Monday, November 13th, 2006

Waste disposal malfunction. Body functioning incorrectly. What now feels like the interruption of a honed system was once a weekly routine: fatigue was tackled by glucose; only the first taste was sweet, then pasty chocolate clung to my teeth and soda stung my throat while I ignored the sensation of malady. Sitting on the toilet, watching the lock on the door at the end of the long bathroom, hoping it will last, were familiar feelings.
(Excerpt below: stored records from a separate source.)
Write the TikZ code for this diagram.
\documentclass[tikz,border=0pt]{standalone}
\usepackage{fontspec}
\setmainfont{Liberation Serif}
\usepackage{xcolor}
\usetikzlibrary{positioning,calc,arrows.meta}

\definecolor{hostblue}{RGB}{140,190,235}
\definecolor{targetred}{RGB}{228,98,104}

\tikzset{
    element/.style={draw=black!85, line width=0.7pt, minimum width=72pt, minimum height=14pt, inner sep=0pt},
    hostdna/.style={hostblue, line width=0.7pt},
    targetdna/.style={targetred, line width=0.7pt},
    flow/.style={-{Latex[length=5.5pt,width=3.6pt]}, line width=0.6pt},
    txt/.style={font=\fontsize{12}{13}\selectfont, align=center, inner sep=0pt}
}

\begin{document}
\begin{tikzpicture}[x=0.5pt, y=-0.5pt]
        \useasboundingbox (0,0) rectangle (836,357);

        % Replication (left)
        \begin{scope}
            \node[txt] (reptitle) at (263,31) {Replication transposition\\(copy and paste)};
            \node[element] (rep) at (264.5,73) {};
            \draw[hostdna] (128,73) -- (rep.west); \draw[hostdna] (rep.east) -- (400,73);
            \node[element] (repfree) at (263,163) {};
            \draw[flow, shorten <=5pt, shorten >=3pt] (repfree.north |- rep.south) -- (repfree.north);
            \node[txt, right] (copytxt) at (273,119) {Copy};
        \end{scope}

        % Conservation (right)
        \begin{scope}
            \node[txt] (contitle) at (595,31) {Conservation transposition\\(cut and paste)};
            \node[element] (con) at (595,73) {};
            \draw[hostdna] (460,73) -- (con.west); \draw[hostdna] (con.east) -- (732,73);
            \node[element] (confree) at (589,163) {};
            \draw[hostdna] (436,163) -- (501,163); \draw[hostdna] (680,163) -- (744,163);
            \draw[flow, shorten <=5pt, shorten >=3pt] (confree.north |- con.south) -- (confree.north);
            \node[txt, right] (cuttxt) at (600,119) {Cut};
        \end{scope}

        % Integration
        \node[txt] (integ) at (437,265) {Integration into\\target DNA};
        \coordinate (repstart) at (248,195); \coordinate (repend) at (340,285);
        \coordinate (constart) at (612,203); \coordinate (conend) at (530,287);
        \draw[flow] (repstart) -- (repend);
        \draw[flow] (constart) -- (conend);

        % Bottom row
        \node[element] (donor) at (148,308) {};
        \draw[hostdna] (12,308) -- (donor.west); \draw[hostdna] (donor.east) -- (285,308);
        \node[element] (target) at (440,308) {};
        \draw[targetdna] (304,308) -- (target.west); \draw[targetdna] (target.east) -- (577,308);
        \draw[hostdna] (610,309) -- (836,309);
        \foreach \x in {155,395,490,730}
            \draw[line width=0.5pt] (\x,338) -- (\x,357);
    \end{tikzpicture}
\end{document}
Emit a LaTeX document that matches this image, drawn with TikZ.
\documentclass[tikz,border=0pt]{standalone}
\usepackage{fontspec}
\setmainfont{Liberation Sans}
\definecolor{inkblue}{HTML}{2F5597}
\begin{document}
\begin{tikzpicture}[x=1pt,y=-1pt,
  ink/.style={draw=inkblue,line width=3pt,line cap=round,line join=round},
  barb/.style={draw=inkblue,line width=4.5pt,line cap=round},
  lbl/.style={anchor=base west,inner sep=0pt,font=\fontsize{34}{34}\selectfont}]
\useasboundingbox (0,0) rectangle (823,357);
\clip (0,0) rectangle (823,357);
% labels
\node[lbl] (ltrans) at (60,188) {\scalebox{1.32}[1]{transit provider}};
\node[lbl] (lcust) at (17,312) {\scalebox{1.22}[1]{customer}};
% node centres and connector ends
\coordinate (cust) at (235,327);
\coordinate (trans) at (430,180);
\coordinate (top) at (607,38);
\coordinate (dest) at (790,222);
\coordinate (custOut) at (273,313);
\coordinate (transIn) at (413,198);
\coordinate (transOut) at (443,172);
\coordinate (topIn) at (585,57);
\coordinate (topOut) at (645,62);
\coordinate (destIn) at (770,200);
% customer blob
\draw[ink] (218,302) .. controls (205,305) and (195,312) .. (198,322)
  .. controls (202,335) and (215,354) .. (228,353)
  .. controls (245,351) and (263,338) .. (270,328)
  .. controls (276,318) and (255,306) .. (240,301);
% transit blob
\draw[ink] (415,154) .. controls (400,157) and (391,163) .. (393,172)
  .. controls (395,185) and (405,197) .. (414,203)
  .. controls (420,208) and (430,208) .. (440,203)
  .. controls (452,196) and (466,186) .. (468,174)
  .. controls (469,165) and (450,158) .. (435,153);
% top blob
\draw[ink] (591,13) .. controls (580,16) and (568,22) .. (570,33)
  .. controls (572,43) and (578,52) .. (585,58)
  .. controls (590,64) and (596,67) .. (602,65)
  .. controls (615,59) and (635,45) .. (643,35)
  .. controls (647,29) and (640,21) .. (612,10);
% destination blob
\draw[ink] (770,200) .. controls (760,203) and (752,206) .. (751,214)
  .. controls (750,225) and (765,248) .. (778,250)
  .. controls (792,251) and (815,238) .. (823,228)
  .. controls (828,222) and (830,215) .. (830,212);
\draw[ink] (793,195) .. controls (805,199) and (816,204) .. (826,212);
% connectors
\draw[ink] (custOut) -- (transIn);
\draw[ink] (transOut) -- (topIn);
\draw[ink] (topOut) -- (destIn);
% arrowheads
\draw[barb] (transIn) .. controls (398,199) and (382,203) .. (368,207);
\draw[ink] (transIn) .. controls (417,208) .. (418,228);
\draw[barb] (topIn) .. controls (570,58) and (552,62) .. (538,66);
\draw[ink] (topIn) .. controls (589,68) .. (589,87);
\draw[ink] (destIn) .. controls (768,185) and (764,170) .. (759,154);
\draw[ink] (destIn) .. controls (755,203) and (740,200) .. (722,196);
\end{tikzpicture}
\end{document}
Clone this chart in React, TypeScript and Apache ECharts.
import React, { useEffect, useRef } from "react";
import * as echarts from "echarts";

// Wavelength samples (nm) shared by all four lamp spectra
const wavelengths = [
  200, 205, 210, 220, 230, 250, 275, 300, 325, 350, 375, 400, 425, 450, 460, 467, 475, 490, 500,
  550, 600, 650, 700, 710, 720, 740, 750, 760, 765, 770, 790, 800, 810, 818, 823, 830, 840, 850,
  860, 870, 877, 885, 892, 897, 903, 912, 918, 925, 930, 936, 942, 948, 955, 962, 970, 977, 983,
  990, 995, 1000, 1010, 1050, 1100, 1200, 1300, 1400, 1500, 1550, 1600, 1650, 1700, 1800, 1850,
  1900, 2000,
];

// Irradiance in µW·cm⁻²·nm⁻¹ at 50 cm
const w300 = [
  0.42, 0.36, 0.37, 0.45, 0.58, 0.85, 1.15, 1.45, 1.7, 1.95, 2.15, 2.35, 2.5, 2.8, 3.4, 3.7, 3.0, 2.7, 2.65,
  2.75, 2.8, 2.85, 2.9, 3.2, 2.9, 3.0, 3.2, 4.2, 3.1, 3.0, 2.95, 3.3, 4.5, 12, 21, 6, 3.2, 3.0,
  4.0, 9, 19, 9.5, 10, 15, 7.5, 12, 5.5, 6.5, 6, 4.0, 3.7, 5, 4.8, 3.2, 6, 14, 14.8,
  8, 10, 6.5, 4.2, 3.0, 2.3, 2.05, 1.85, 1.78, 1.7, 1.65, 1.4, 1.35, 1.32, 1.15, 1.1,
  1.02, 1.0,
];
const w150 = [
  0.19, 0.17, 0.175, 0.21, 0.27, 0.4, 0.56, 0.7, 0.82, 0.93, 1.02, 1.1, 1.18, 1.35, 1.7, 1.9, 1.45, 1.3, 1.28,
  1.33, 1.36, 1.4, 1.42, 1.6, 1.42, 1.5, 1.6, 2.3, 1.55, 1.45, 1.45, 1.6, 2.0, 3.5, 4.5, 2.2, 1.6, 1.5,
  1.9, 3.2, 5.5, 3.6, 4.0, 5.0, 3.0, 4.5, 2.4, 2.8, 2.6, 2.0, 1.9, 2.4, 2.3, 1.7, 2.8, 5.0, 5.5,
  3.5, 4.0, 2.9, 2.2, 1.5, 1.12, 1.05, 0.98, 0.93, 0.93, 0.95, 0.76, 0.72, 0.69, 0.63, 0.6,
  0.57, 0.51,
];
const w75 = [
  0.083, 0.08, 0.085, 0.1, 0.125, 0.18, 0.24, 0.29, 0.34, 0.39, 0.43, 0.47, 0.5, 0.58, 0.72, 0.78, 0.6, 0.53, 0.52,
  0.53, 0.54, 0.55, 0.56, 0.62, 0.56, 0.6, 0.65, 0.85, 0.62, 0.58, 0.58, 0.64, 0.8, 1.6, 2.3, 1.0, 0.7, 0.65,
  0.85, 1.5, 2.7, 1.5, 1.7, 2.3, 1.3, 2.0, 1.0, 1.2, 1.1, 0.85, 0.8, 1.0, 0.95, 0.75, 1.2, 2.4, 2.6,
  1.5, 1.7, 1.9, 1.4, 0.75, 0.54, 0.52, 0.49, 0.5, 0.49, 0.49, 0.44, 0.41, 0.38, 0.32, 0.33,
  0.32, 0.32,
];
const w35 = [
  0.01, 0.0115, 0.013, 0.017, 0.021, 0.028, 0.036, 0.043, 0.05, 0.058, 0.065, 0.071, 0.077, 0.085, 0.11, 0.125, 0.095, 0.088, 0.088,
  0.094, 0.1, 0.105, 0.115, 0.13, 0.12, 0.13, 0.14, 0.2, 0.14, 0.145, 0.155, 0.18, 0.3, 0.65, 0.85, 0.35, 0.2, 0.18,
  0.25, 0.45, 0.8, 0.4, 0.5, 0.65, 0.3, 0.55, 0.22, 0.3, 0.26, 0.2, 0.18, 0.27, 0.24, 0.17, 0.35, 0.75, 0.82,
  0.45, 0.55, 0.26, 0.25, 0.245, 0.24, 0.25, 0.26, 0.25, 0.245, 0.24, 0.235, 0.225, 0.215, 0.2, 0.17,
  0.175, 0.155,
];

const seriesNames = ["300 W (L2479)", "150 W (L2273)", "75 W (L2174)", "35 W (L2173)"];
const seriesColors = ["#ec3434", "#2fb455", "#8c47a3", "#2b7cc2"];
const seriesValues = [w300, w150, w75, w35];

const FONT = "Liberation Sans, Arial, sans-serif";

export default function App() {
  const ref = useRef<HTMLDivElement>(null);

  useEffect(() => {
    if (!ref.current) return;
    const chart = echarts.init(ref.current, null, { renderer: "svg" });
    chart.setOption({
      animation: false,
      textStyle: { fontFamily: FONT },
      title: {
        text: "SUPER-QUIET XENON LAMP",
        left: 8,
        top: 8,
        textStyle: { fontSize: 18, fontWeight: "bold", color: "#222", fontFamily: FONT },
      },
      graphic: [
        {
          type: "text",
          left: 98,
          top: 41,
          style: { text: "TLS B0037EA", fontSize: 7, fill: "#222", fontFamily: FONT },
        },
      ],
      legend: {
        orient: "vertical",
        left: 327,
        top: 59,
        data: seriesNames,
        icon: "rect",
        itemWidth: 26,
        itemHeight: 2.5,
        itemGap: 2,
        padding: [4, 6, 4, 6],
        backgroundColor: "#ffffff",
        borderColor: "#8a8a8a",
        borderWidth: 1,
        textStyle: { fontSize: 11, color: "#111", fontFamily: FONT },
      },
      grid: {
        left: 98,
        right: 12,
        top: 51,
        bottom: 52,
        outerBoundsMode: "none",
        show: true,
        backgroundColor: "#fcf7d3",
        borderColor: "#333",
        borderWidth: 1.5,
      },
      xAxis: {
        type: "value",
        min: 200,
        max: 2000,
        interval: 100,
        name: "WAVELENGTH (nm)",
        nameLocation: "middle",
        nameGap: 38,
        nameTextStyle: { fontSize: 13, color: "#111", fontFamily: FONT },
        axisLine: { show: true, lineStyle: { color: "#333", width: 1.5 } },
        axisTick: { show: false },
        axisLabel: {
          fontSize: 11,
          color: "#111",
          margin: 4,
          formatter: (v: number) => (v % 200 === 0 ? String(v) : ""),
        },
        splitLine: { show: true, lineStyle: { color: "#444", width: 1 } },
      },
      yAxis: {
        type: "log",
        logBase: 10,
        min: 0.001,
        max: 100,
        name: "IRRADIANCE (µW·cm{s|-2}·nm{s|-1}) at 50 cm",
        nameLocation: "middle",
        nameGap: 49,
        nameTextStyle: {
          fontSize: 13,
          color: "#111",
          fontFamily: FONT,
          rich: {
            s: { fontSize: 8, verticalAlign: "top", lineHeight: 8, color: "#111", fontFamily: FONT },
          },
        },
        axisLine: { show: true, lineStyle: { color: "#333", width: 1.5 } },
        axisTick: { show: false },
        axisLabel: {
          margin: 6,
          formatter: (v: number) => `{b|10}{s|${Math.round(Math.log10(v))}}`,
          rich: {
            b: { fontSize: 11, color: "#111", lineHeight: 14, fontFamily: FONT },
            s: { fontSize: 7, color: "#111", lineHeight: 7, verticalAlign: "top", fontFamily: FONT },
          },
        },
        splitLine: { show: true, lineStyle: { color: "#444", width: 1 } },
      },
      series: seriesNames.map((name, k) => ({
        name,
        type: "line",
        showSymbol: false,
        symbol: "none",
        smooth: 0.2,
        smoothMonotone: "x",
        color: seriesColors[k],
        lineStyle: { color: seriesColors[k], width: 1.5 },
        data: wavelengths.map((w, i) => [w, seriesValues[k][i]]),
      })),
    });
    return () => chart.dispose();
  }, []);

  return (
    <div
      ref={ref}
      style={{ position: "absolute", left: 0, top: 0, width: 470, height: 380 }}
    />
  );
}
Now, I am healthy, and these morning occurrences in a much smaller bathroom are part of the rare days when I pretend to be reckless.

Stale

Monday, November 13th, 2006

As I clean the glass in my bright home, the stale smell of alcohol recreates a dark memory of my grandparents’ home, which was all the darker the last time I visited it, and sat in a dirty bedroom while my grandmother lay like a grotesque monarch and devoured the chocolates we had brought. I probably knew then that soon she would be dying. Our Boxing Day routine was over; and now it seems impossible that the grinning lady in the photograph and the gorging monarch were part of the same life, or that either was ever alive at all.

Innards

Monday, November 13th, 2006

The sweetness in the bowl comforted, despite the conflict I had suffered. My outer layers relished the taste, while my innards nursed the consequences of severe talking. The pineapple piece passed from my tongue to the back of my mouth, and somewhere, there, it passed. Now that the sweetness had gone, my troubles returned to the front of my mind. She passed in the doorway, and my plot to mend things with soothing words departed. In my stomach I could feel the physical presence of the swiftly eaten breakfast, and the other pain – severe, untreatable, once avoidable but now irreversible.

Articulation

Monday, November 13th, 2006

How the bowl of deep orange could provide only a background stimulus despite dominating my vision is, in retrospect, a mystery. At the time, it seemed natural that my conscious mind focussed on the words around me, severe and defensive, while the consumption of this natural goo was a motor action, repetitive and thoughtless. I nevertheless gained pleasure while I swallowed. The half-liquid’s sweetness and cheapness conspired to delight me: by enjoying low cost foods, I was beating the system; although my mind did not articulate my glee with such acuteness. Words make such things more precise, yet less accurate.